-- Start --
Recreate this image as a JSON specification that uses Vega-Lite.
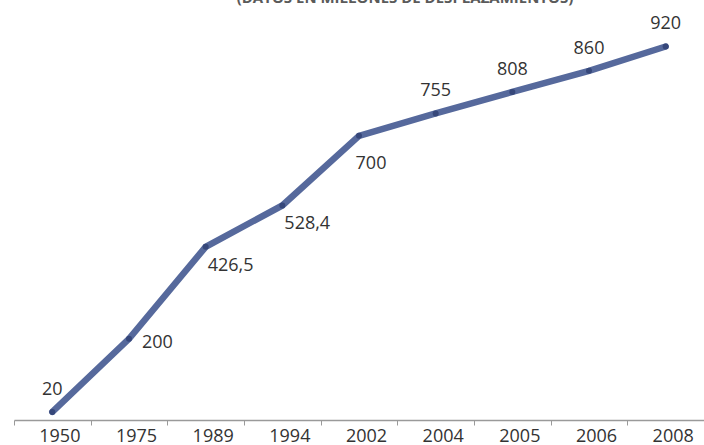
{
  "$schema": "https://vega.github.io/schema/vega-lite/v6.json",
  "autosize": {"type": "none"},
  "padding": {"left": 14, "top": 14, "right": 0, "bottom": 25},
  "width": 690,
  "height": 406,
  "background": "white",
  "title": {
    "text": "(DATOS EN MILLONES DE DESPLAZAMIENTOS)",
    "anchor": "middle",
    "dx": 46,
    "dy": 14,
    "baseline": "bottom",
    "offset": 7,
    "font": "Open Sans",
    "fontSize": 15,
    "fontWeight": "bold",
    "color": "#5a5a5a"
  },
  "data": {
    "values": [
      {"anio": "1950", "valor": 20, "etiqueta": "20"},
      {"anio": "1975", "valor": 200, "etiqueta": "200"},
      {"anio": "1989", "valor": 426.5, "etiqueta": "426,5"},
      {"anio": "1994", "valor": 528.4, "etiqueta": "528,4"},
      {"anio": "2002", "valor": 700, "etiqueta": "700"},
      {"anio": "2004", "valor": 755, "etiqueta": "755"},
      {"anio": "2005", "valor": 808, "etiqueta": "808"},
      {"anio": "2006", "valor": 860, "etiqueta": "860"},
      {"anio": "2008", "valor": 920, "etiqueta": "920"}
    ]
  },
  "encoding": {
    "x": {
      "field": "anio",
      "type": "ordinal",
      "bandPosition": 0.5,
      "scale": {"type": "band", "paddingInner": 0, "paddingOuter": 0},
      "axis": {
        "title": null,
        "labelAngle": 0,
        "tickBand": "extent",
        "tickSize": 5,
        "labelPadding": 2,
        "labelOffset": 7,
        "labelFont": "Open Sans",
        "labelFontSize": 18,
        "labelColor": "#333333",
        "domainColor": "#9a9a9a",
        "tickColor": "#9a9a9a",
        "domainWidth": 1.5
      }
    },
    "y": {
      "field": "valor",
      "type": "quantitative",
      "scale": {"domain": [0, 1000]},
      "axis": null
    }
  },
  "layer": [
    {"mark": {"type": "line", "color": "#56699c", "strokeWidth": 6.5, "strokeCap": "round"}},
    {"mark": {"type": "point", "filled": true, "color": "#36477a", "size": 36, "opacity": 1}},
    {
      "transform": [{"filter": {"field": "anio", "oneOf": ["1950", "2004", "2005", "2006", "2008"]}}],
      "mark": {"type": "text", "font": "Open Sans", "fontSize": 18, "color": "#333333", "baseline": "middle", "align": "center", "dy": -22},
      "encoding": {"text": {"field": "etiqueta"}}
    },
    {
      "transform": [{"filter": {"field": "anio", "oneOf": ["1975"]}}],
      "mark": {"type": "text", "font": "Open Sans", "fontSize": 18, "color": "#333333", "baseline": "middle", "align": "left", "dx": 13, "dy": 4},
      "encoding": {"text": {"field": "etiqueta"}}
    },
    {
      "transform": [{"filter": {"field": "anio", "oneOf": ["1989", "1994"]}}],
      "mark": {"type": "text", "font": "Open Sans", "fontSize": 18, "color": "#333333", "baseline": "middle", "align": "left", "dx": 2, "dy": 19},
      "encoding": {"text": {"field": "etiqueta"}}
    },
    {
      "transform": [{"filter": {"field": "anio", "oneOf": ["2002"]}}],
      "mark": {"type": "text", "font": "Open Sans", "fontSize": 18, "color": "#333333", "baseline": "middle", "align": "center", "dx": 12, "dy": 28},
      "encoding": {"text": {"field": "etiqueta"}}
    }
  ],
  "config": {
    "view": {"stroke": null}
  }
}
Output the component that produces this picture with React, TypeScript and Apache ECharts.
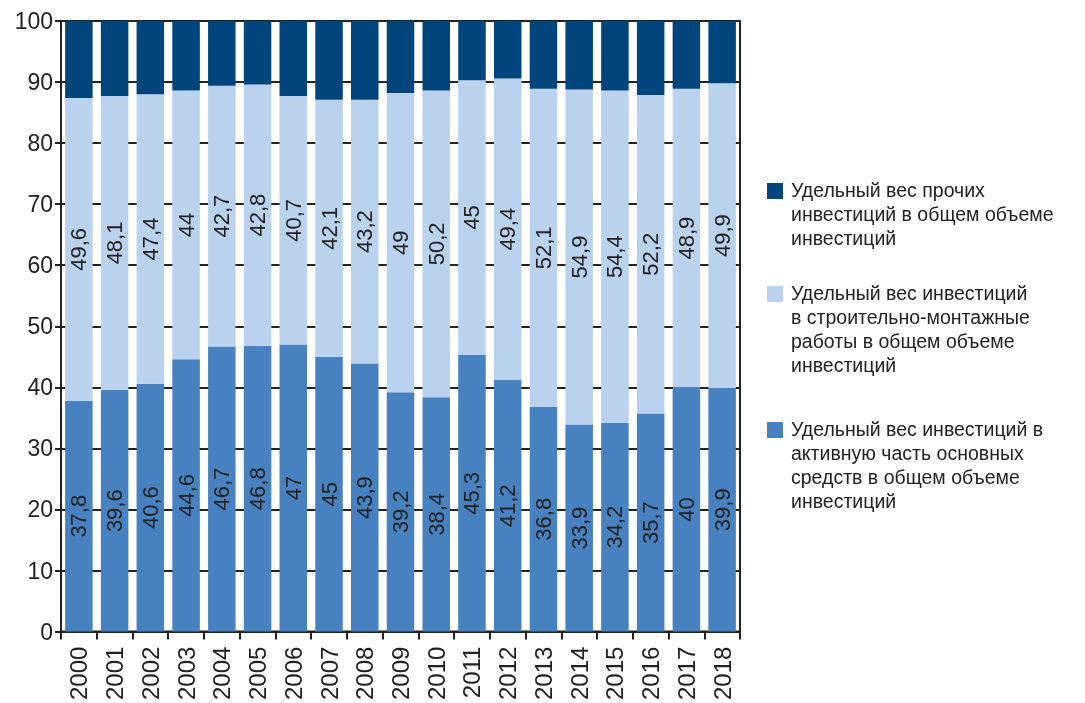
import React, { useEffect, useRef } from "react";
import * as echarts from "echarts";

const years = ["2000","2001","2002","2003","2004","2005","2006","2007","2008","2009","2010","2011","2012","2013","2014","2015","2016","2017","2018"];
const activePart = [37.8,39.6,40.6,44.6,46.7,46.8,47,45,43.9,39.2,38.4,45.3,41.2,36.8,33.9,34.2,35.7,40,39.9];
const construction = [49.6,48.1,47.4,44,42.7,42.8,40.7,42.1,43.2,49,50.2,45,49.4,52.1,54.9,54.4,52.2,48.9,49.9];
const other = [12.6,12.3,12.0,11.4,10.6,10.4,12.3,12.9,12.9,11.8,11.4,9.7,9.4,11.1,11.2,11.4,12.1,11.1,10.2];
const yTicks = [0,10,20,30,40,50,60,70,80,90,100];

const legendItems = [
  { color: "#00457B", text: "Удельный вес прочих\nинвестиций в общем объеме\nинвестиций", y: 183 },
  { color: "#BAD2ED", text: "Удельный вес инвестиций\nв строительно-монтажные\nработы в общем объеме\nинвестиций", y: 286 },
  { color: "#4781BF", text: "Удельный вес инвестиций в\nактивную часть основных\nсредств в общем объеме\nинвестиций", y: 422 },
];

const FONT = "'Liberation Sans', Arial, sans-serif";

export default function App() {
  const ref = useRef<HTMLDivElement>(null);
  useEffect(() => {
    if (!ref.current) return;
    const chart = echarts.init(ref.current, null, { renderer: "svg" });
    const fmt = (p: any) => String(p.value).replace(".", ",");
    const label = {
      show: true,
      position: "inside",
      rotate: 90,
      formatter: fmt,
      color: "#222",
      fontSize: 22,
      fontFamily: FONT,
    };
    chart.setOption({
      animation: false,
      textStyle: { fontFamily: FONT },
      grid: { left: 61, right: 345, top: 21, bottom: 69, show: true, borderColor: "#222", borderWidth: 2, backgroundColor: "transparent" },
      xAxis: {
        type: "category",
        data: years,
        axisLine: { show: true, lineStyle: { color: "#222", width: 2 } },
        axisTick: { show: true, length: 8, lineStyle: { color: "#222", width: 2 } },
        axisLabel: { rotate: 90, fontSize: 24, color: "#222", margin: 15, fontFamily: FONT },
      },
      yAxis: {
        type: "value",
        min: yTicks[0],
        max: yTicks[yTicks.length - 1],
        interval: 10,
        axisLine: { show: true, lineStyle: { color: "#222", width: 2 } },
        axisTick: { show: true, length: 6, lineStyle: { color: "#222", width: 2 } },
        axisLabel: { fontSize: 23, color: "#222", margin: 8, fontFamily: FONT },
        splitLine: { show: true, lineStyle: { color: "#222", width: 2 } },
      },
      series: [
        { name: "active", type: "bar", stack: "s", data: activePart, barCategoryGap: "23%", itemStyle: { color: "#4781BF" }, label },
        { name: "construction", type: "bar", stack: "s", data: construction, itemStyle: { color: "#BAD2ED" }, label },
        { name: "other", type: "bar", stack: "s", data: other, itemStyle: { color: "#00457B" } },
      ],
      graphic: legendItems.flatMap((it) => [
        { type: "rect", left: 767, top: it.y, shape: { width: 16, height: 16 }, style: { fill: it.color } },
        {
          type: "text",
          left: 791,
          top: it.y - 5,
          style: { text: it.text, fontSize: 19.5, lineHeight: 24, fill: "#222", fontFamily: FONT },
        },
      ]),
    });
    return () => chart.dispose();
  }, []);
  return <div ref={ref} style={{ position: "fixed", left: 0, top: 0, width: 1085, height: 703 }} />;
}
-- End --
Nothing but the lines from the one with "Output the component" through the one with "const yTicks = [0,10,20,30,40,50,60,70,80,90,100];" is to be copied, exactly and ends included. Leave pictures out.

> [SOLVED PROBLEM]:
Output the component that produces this picture with React, TypeScript and Apache ECharts.
import React, { useEffect, useRef } from "react";
import * as echarts from "echarts";

const years = ["2000","2001","2002","2003","2004","2005","2006","2007","2008","2009","2010","2011","2012","2013","2014","2015","2016","2017","2018"];
const activePart = [37.8,39.6,40.6,44.6,46.7,46.8,47,45,43.9,39.2,38.4,45.3,41.2,36.8,33.9,34.2,35.7,40,39.9];
const construction = [49.6,48.1,47.4,44,42.7,42.8,40.7,42.1,43.2,49,50.2,45,49.4,52.1,54.9,54.4,52.2,48.9,49.9];
const other = [12.6,12.3,12.0,11.4,10.6,10.4,12.3,12.9,12.9,11.8,11.4,9.7,9.4,11.1,11.2,11.4,12.1,11.1,10.2];
const yTicks = [0,10,20,30,40,50,60,70,80,90,100];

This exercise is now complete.